We Need a Law to Protect Pregnant Prisoners—and Not Just from Shackling

Last week, Gov. Deval Patrick filed emergency regulations, good for 90 days, to stop shackling pregnant prisoners. It’s a good first step, but it’s not enough.

Michelle Collette was incarcerated at MCI-Framingham in 2004 when her water broke at 3 a.m. In an interview, she said she discovered her pregnancy through a urine test at the Health Services Unit (HSU)—“You’re as pregnant as you’re ever going to be,” a nurse told her—but then, it took a month and a half to schedule an ultrasound at a Worcester hospital. Collette said every test—diabetes, Spina Bifida—was late, and she worried about the health of her child.

The day of the birth, Collette made it to HSU on her own, and while in early labor, was shackled to a stretcher with one leg chain and one handcuff and transported to the hospital, where she was shackled to the delivery bed for 18 hours. During the birth, the doctor insisted the corrections officer (CO) remove the shackles from her ankles, and thankfully, her son was born healthy.
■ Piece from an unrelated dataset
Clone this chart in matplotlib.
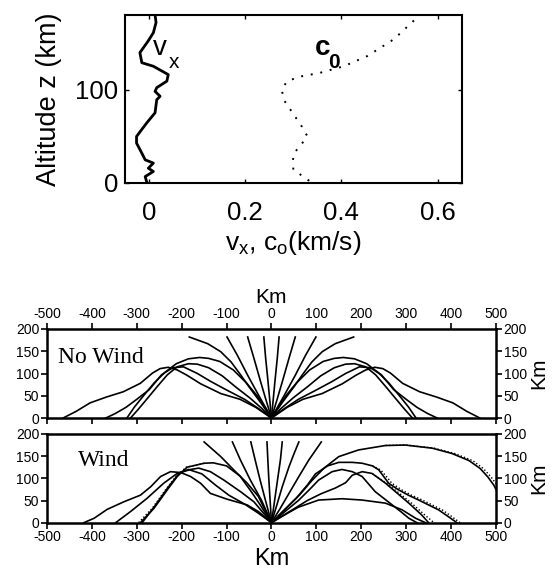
import numpy as np
import matplotlib
matplotlib.use("Agg")
import matplotlib.pyplot as plt

plt.rcParams['font.family'] = ['Liberation Sans', 'DejaVu Sans']
plt.rcParams['mathtext.fontset'] = 'custom'
plt.rcParams['mathtext.rm'] = 'Liberation Sans'
plt.rcParams['axes.unicode_minus'] = False

# ---- upper panel: wind and sound speed profiles ----
vx_z = [1, 6.5, 12, 15.5, 21, 24.5, 31.7, 42.5, 49.6, 64, 75, 89, 92.8, 98, 102,
        109, 116, 125, 128.8, 139.6, 152, 161, 172, 180]
vx_v = [-0.005, -0.008, 0.009, -0.0015, 0.009, -0.008, -0.015, -0.026, -0.026,
        -0.005, 0.0125, 0.016, 0.023, 0.0125, 0.016, 0.037, 0.04, 0.009, -0.015,
        -0.019, -0.002, 0.009, 0.0146, 0.0125]

c0_z = [2, 14, 24, 32, 42, 50, 60, 73, 89, 100, 109, 114, 118, 125, 136, 154, 179]
c0_v = [0.333, 0.30, 0.299, 0.302, 0.318, 0.329, 0.318, 0.301, 0.28, 0.276,
        0.287, 0.315, 0.356, 0.405, 0.454, 0.509, 0.561]

top_xticks = [0, 0.2, 0.4, 0.6]
top_xticklabels = ['0', '0.2', '0.4', '0.6']
top_yticks = [0, 100]

# ---- lower panels: ray paths (x in km, z in km) ----
# No wind: right half of the symmetric fan (mirrored for the left half)
nowind_x = [
    [0, 8, 13, 17],
    [0, 12, 24, 39, 53],
    [0, 28, 53, 76, 99],
    [0, 25, 50, 68, 90, 113, 142, 183],
    [0, 15, 32, 55, 85, 115, 140, 160, 185, 212, 238, 262, 285, 305, 322],
    [0, 22, 48, 80, 110, 140, 165, 185, 210, 232, 255, 278, 298, 314],
    [0, 30, 60, 100, 135, 165, 196, 220, 245, 272, 300, 324, 348, 369],
    [0, 35, 70, 113, 158, 188, 210, 230, 248, 265, 292, 330, 368, 404, 435, 464],
]
nowind_z = [
    [0, 85, 135, 182],
    [0, 40, 81, 134, 182],
    [0, 50, 96, 141, 182],
    [0, 36, 70, 96, 126, 149, 167, 182],
    [0, 25, 50, 78, 108, 127, 134, 136, 133, 122, 102, 78, 50, 25, 0],
    [0, 22, 45, 70, 95, 113, 121, 122, 115, 97, 70, 42, 18, 0],
    [0, 22, 42, 63, 82, 100, 115, 113, 97, 64, 42, 24, 10, 0],
    [0, 24, 42, 55, 77, 96, 108, 114, 111, 101, 78, 59, 47, 34, 15, 0],
]

wind_x = [
    [0, -15, -29, -54, -84, -113, -150],
    [0, -22, -47, -69, -87],
    [0, -12, -25, -36, -46],
    [0, -3, -6, -8, -10],
    [0, 7, 14, 20, 24],
    [0, 12, 24, 39, 50, 61],
    [0, 20, 39, 61, 83, 111],
    [0, -29, -54, -99, -136, -158, -180, -202, -225, -247, -269, -292, -329, -366, -395, -418],
    [0, -39, -69, -106, -136, -162, -180, -210, -240, -277, -314, -347],
    [0, -25, -45, -70, -100, -130, -150, -188, -210, -232, -262, -292],
    [0, -30, -60, -95, -125, -155, -185, -205, -230, -258, -288],
    [0, 30, 62, 90, 117, 150, 194, 254, 298, 358, 402, 440, 465, 482, 495, 500],
    [0, 25, 55, 80, 98, 125, 150, 180, 202, 225, 239, 250, 261, 283, 305, 328, 350, 372, 392, 413],
    [0, 30, 60, 85, 105, 135, 157, 180, 202, 231, 250, 269, 288, 306, 324],
    [0, 40, 80, 110, 142, 165, 180, 202, 224, 254, 276, 306, 335, 350],
    [0, 30, 60, 105, 157, 202, 254, 291, 321, 343],
]
wind_z = [
    [0, 30, 59, 89, 119, 149, 182],
    [0, 50, 96, 141, 182],
    [0, 45, 95, 140, 182],
    [0, 50, 100, 140, 182],
    [0, 50, 100, 142, 182],
    [0, 40, 81, 126, 155, 182],
    [0, 33, 66, 104, 141, 182],
    [0, 25, 40, 53, 66, 89, 104, 113, 115, 104, 81, 62, 47, 30, 10, 0],
    [0, 47, 70, 96, 115, 123, 120, 111, 89, 55, 25, 0],
    [0, 40, 70, 105, 128, 135, 134, 125, 104, 74, 32, 0],
    [0, 22, 42, 62, 85, 110, 120, 112, 80, 40, 0],
    [0, 30, 62, 95, 123, 149, 164, 174, 175, 168, 156, 140, 122, 103, 85, 75],
    [0, 25, 55, 85, 110, 128, 136, 136, 134, 128, 119, 104, 89, 74, 62, 51, 40, 29, 15, 0],
    [0, 25, 50, 75, 96, 115, 120, 115, 104, 70, 55, 40, 25, 10, 0],
    [0, 25, 50, 65, 78, 90, 107, 115, 111, 89, 70, 44, 17, 0],
    [0, 18, 35, 51, 54, 51, 44, 29, 10, 0],
]

# dotted companions (second model) where they separate from the solid rays
wind_dot_x = [
    [254, 300, 362, 408, 448, 472, 489, 500],
    [225, 243, 256, 268, 290, 312, 336, 358, 380, 400, 420],
    [224, 256, 280, 312, 342, 362],
    [-150, -190, -213, -236, -266, -296],
]
wind_dot_z = [
    [174, 175, 168, 156, 140, 122, 103, 88],
    [128, 119, 104, 89, 74, 62, 51, 40, 29, 15, 0],
    [111, 89, 70, 44, 17, 0],
    [134, 125, 104, 74, 32, 0],
]

bottom_xticks = [-500, -400, -300, -200, -100, 0, 100, 200, 300, 400, 500]
bottom_yticks = [0, 50, 100, 150, 200]

fig = plt.figure(figsize=(5.56, 5.78), dpi=100)

# upper panel
ax = fig.add_axes([0.2248, 0.684, 0.6055, 0.290])
ax.plot(vx_v, vx_z, color='black', lw=2, solid_joinstyle='round')
ax.plot(c0_v, c0_z, color='black', lw=1.4, linestyle=(0, (1, 4)))
ax.set_xlim(-0.05, 0.65)
ax.set_ylim(0, 180)
ax.set_xticks(top_xticks)
ax.set_xticklabels(top_xticklabels)
ax.set_yticks(top_yticks)
ax.tick_params(direction='in', top=True, right=True, length=3, width=1,
               labelsize=18.5)
ax.tick_params(axis='x', pad=13)
ax.tick_params(axis='y', pad=5)
for s in ax.spines.values():
    s.set_linewidth(1.5)
ax.set_ylabel('Altitude z (km)', fontsize=19.5, labelpad=9)
ax.set_xlabel(r'v$_\mathregular{x}$, c$_\mathregular{o}$(km/s)', fontsize=19, labelpad=3)
ax.text(0.023, 145, 'v', fontsize=20, ha='center', va='center')
ax.text(0.051, 129, 'x', fontsize=15, ha='center', va='center')
ax.text(0.36, 145, 'c', fontsize=20, fontweight='bold', ha='center', va='center')
ax.text(0.384, 129, '0', fontsize=15, fontweight='bold', ha='center', va='center')

# lower panels
def style_bottom(a):
    a.set_xlim(-500, 500)
    a.set_ylim(0, 200)
    a.set_xticks(bottom_xticks)
    a.set_yticks(bottom_yticks)
    a.tick_params(direction='out', length=4, width=1.2, labelsize=10, pad=1.5)
    a.tick_params(axis='y', left=True, right=True, labelleft=True, labelright=True)
    for s in a.spines.values():
        s.set_linewidth(1.8)
    a.yaxis.set_label_position('right')
    a.set_ylabel('Km', fontsize=15, labelpad=2)

ax1 = fig.add_axes([0.0845, 0.2768, 0.8075, 0.154])
for xs, zs in zip(nowind_x, nowind_z):
    ax1.plot(xs, zs, color='black', lw=1.2, solid_joinstyle='round')
    ax1.plot([-v for v in xs], zs, color='black', lw=1.2, solid_joinstyle='round')
style_bottom(ax1)
ax1.tick_params(axis='x', top=True, bottom=True, labeltop=True, labelbottom=False)
ax1.xaxis.set_label_position('top')
ax1.set_xlabel('Km', fontsize=15, labelpad=3)
ax1.text(0.025, 0.68, 'No Wind', transform=ax1.transAxes, fontsize=17,
         family='Liberation Serif', va='center')

ax2 = fig.add_axes([0.0845, 0.0957, 0.8075, 0.1535])
for xs, zs in zip(wind_x, wind_z):
    ax2.plot(xs, zs, color='black', lw=1.2, solid_joinstyle='round')
for xs, zs in zip(wind_dot_x, wind_dot_z):
    ax2.plot(xs, zs, color='black', lw=1.0, linestyle=(0, (1, 1.5)))
style_bottom(ax2)
ax2.tick_params(axis='x', top=False, bottom=True)
ax2.set_xlabel('Km', fontsize=17, labelpad=3)
ax2.text(0.07, 0.7, 'Wind', transform=ax2.transAxes, fontsize=17,
         family='Liberation Serif', va='center')

fig.savefig('out.png', dpi=100)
Twenty-eight hours after she entered the hospital, the baby left with his father and Collette’s mother, and Collette was readied to go back to the prison—waist chained, and wearing handcuffs and ankle shackles.

Unlike Collette, Kenzie, who requested to be identified only by her first name, received nutritional counseling and prenatal help from a doula at the Hampden County Women’s Correctional Facility in Chicopee. But she was similarly shackled the day of the birth, and in her case, she arrived at the hospital only 11 minutes before her child was born. “No one believed I was in labor because I wasn’t hysterical and screaming,” she said in an interview. She said that after giving birth, she showered while still wearing the shackles, with a female corrections officer “embarrassingly, inside the shower area, watching.” Kenzie was in the hospital for two days—shackled to the bed with cuffs on her wrist and ankle. “I was not allowed to leave that room.”

Experiences like these are why we need a law for consistent practices for pregnant prisoners across Massachusetts. “There is a growing consensus in the federal courts and among medical, legal, and human rights organizations that shackling pregnant women is unsafe, unnecessary, and inhumane,” said Rachel Roth, a Massachusetts reproductive justice scholar. The American Medical Association, the American Public Health Association, and the American College of Obstetricians and Gynecologists all oppose such restraints, which interfere with doctor care of both mother and newborn.

While shackling is the most barbaric of tactics and is now banned by law in 18 states, it is only part of the story of what pregnant women behind bars face in Massachusetts in 2014. Right now, pregnant prisoners cannot be assured of what kind of treatment they’ll receive from institution to institution. Roth said that Massachusetts has a “patchwork of policies,” and prenatal and postpartum care, as well as some measure of privacy during physical examinations, labor, and childbirth can depend on the whim of the institution or individual CO.

The Legislature is now working through a bill that would ensure consistency, a bill that’s actually been kicking around for more than a decade. Filed by Sen. Karen Spilka and others, the bill is now called An Act to Prevent Shackling and Promote Healthy Pregnancies, and was advanced last week by the Massachusetts Joint Committee on Public Safety. Now in the Senate Ways and Means, the bill got a push when Gov. Deval Patrick filed emergency regulations for 90 days to stop shackling practices. That was a good first move, but those regulations will expire and they do not address care of a pregnant woman and her child.

Gavi Wolfe, legislative counsel of the ACLU of Massachusetts, said via email that the whole package called for in the bill is critical to healthy pregnancies. In addition to clear limits on shackling, it “… would require that pregnant women be transported safely in vehicles with seatbelts, guarantee adequate nutrition during pregnancy, ensure proper medical care for high-risk pregnancies and addiction, and prohibit isolation of postpartum prisoners.”

Wolfe said that while the governor’s emergency regulation is important, “… a statute is necessary for Massachusetts to make a permanent, definitive statement of public policy that can’t easily be reversed by a future governor. … Further, legislation can—and must—make additional reforms that the governor cannot accomplish alone using his regulatory authority.”

If the Legislature fails to sign this bill into law, women like Michelle Collette and Kenzie may continue to face unhealthy pregnancies. Then Patrick’s hopeful comment from a recent speech at a MassInc forum—“regulation is good but here law would be better”—will become just a footnote on changes that are already taking way too long.